DIRECTIONS FOR THIS TASK: Below are entries. Reproduce exactly the lines between the line holding "Reproduce this chart with Apache ECharts." and the line holding "const categories = ['All", inclusive, and only those.

EXTRACTED MATERIAL:
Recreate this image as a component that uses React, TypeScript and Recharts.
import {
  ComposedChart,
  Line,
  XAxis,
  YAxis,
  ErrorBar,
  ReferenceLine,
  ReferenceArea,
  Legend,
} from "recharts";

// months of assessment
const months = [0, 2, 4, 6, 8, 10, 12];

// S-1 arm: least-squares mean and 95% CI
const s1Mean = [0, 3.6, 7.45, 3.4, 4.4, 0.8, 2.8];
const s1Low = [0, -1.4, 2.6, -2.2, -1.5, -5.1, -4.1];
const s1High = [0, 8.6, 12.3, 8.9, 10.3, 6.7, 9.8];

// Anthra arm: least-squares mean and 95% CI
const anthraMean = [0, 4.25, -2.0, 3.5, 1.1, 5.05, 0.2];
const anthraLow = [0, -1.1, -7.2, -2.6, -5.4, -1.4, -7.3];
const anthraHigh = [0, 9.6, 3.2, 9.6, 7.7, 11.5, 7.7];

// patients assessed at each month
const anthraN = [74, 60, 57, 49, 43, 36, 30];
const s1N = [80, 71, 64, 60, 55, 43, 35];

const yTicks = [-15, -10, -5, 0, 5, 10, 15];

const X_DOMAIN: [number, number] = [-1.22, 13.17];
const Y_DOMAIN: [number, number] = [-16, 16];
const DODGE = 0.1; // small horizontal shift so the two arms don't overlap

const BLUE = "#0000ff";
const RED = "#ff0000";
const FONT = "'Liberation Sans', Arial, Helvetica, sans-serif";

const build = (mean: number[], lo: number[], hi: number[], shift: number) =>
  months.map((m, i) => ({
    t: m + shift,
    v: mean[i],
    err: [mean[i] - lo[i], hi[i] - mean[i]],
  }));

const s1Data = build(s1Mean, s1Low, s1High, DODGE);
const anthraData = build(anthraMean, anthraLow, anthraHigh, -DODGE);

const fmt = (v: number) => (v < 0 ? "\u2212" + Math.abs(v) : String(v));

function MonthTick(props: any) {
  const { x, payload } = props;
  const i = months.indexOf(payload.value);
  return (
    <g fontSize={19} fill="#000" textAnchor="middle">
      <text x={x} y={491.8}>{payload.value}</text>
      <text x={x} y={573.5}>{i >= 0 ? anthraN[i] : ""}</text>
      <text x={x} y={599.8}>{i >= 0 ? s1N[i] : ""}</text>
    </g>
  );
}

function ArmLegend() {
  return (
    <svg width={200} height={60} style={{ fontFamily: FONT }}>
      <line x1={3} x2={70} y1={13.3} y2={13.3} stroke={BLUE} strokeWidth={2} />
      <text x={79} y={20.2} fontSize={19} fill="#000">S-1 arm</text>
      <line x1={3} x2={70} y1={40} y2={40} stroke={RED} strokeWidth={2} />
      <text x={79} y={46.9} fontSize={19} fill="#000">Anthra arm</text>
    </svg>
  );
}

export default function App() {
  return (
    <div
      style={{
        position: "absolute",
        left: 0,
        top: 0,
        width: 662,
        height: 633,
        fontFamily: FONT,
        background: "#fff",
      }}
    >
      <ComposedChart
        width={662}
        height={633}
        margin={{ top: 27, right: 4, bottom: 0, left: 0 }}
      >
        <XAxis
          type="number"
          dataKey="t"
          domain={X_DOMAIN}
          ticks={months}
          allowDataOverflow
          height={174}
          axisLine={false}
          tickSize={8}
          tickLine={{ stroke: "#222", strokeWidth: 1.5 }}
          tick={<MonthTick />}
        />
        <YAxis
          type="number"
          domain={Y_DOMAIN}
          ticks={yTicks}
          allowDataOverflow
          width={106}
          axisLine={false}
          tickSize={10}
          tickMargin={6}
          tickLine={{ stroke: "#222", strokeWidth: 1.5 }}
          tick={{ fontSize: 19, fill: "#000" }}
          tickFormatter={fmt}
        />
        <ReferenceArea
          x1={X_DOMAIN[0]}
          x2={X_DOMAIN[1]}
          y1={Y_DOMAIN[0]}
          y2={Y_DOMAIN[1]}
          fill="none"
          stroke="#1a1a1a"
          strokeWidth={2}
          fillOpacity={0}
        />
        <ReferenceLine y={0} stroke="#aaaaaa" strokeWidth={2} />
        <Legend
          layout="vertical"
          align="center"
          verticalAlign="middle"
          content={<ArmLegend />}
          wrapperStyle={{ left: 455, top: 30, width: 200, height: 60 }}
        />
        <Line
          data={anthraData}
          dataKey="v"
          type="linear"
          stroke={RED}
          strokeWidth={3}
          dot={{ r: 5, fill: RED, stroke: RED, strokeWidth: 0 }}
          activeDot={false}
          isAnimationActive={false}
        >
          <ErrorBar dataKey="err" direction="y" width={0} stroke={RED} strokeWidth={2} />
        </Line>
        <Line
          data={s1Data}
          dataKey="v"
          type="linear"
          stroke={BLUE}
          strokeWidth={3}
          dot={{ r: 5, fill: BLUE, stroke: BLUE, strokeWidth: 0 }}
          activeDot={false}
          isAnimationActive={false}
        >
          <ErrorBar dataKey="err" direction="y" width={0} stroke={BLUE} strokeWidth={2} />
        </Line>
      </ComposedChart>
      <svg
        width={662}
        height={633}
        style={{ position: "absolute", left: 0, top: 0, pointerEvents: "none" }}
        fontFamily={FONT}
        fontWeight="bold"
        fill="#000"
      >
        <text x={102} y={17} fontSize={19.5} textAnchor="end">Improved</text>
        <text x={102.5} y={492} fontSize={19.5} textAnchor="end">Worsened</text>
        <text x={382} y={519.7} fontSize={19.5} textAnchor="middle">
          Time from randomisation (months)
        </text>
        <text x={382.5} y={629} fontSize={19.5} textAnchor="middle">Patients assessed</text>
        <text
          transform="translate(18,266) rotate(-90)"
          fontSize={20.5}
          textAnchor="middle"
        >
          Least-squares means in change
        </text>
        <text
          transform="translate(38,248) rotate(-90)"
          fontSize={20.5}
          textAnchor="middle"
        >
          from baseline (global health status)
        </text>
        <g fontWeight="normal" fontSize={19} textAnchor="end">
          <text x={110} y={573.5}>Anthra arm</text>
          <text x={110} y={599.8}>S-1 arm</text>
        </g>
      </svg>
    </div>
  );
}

---

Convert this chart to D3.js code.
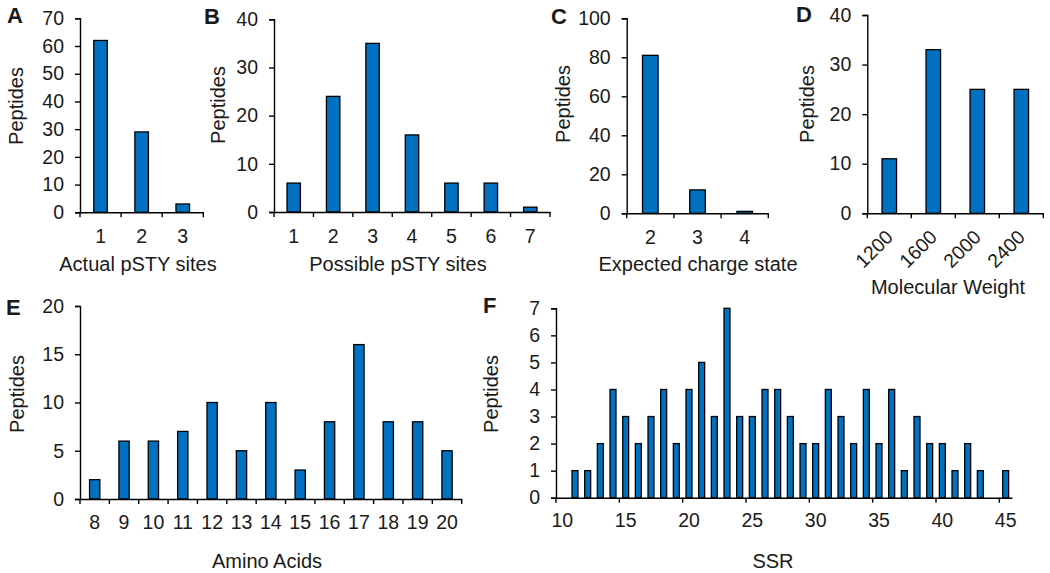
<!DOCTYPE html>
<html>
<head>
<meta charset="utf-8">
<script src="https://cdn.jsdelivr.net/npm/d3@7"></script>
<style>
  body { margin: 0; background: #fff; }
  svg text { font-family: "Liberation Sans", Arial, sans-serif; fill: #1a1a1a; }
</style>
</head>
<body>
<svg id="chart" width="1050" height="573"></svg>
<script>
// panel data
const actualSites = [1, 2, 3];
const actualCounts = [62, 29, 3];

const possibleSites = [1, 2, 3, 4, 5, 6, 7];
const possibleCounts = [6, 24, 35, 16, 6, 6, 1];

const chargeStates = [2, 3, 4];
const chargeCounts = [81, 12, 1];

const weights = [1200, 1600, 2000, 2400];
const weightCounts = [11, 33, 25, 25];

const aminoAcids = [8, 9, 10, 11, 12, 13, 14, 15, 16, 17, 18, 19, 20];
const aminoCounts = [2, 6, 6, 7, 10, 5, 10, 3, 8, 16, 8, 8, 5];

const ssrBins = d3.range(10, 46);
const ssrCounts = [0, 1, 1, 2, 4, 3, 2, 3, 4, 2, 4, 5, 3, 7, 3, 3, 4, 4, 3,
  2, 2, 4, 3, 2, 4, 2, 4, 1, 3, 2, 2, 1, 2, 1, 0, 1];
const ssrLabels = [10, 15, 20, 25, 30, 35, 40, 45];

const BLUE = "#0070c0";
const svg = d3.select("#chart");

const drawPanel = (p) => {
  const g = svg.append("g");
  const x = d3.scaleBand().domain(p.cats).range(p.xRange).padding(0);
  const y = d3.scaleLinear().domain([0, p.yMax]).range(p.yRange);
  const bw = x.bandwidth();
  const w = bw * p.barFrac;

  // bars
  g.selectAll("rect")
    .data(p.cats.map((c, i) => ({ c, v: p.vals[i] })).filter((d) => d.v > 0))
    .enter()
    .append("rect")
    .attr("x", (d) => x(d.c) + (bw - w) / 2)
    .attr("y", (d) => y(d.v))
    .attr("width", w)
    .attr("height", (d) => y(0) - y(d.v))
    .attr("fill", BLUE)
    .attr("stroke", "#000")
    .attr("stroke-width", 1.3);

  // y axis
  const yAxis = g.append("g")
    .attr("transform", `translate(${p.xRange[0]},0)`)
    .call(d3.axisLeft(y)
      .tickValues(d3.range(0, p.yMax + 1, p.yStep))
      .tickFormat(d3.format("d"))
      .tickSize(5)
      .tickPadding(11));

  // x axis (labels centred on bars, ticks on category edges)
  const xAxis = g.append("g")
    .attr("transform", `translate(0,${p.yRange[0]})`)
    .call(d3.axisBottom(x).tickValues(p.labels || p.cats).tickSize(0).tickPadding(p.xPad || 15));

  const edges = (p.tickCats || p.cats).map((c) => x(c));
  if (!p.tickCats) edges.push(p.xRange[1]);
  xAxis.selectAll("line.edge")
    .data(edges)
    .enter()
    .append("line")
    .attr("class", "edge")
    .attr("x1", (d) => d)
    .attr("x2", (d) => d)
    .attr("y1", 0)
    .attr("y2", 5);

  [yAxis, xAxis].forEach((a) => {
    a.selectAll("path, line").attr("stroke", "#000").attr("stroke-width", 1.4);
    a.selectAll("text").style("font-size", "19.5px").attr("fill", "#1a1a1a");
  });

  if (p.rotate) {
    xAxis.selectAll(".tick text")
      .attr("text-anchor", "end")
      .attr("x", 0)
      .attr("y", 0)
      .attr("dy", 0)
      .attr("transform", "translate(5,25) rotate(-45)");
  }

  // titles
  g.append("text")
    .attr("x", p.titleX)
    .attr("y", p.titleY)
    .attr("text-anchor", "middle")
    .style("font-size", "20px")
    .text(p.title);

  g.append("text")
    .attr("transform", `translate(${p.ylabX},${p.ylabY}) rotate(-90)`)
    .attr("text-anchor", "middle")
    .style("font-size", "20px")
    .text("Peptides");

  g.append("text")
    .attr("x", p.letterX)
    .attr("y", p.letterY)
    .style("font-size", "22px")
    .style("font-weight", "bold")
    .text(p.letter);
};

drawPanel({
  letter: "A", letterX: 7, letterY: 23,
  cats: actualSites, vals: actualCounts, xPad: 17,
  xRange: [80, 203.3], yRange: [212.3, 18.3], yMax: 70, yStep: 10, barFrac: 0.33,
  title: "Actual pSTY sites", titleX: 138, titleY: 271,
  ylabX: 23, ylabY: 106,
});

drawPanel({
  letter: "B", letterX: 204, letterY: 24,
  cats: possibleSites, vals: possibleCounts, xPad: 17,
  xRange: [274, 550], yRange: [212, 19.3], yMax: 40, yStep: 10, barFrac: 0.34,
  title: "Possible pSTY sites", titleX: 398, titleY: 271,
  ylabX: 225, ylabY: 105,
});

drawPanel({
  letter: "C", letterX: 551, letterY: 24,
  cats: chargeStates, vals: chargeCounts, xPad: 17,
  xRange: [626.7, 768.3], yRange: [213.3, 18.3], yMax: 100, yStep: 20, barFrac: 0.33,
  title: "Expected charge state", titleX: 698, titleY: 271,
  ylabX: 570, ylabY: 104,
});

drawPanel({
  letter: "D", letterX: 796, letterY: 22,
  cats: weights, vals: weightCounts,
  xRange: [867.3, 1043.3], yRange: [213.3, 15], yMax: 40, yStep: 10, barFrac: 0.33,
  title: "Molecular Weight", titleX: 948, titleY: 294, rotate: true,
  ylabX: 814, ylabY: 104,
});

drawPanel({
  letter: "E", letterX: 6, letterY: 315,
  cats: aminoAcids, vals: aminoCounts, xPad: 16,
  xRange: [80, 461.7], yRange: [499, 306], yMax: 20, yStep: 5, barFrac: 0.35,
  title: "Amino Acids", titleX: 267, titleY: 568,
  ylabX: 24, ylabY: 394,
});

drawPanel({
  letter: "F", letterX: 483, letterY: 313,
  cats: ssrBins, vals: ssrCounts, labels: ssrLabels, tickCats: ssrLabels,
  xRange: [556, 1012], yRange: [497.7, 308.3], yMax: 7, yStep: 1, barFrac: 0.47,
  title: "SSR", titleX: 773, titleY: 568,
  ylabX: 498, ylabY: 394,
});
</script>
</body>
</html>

==

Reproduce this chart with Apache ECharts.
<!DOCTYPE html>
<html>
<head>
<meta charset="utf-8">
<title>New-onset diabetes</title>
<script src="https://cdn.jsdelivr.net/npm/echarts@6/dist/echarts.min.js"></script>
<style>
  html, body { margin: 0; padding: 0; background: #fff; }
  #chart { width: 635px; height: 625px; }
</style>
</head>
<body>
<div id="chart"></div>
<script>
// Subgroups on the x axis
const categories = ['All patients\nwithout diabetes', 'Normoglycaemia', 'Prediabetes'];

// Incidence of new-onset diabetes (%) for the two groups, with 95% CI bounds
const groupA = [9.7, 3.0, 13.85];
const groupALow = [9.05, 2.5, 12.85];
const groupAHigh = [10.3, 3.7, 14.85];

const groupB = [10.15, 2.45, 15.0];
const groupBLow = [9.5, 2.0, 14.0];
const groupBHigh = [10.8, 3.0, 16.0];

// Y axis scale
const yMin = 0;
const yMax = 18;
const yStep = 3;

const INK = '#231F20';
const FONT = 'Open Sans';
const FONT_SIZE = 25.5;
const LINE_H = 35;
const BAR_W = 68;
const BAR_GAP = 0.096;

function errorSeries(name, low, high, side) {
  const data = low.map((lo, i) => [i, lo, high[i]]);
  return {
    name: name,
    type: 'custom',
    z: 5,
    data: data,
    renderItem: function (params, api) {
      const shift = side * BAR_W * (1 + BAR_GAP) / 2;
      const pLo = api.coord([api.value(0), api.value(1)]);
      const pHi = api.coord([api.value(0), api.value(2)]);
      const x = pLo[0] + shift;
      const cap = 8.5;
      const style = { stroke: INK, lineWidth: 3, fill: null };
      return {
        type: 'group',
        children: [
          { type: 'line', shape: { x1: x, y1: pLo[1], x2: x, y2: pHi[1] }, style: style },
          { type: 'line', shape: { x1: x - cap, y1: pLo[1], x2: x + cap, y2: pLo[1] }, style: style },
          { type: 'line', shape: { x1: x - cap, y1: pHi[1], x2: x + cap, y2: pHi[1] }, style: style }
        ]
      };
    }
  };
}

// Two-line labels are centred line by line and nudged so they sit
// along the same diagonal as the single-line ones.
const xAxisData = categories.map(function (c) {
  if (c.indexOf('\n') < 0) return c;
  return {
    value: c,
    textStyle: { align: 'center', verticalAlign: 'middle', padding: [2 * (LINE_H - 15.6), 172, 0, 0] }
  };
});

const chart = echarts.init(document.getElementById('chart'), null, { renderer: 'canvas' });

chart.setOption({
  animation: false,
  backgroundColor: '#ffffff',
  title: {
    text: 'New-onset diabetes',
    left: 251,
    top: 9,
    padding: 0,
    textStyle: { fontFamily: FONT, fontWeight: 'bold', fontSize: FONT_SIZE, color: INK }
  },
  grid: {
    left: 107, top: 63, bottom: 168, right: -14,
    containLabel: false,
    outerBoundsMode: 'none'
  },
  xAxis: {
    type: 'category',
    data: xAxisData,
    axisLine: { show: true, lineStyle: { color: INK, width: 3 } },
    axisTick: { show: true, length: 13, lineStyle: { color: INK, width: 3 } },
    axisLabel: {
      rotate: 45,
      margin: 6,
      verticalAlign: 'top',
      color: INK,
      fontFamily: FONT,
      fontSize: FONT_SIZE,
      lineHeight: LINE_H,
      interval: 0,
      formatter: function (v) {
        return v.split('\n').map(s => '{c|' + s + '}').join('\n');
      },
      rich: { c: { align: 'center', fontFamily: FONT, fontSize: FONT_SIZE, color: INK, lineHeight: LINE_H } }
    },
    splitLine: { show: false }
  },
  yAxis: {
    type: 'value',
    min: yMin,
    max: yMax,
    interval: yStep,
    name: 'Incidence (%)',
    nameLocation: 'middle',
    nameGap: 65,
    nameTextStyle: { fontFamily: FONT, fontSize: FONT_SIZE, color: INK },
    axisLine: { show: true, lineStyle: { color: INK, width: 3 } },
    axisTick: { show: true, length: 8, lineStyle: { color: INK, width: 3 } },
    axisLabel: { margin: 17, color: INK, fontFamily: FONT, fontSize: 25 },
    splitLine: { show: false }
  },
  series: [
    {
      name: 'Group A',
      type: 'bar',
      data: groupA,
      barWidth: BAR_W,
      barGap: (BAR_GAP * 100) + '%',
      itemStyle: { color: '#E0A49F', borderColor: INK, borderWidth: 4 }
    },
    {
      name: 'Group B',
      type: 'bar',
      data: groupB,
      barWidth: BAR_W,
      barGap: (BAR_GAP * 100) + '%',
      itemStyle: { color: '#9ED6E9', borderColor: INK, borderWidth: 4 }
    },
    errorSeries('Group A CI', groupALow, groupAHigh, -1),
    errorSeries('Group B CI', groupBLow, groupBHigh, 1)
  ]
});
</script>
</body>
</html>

EXERCISE SOLUTION:
Reproduce this chart with Apache ECharts.
<!DOCTYPE html>
<html>
<head>
<meta charset="utf-8">
<title>New-onset diabetes</title>
<script src="https://cdn.jsdelivr.net/npm/echarts@6/dist/echarts.min.js"></script>
<style>
  html, body { margin: 0; padding: 0; background: #fff; }
  #chart { width: 635px; height: 625px; }
</style>
</head>
<body>
<div id="chart"></div>
<script>
// Subgroups on the x axis
const categories = ['All patients\nwithout diabetes', 'Normoglycaemia', 'Prediabetes'];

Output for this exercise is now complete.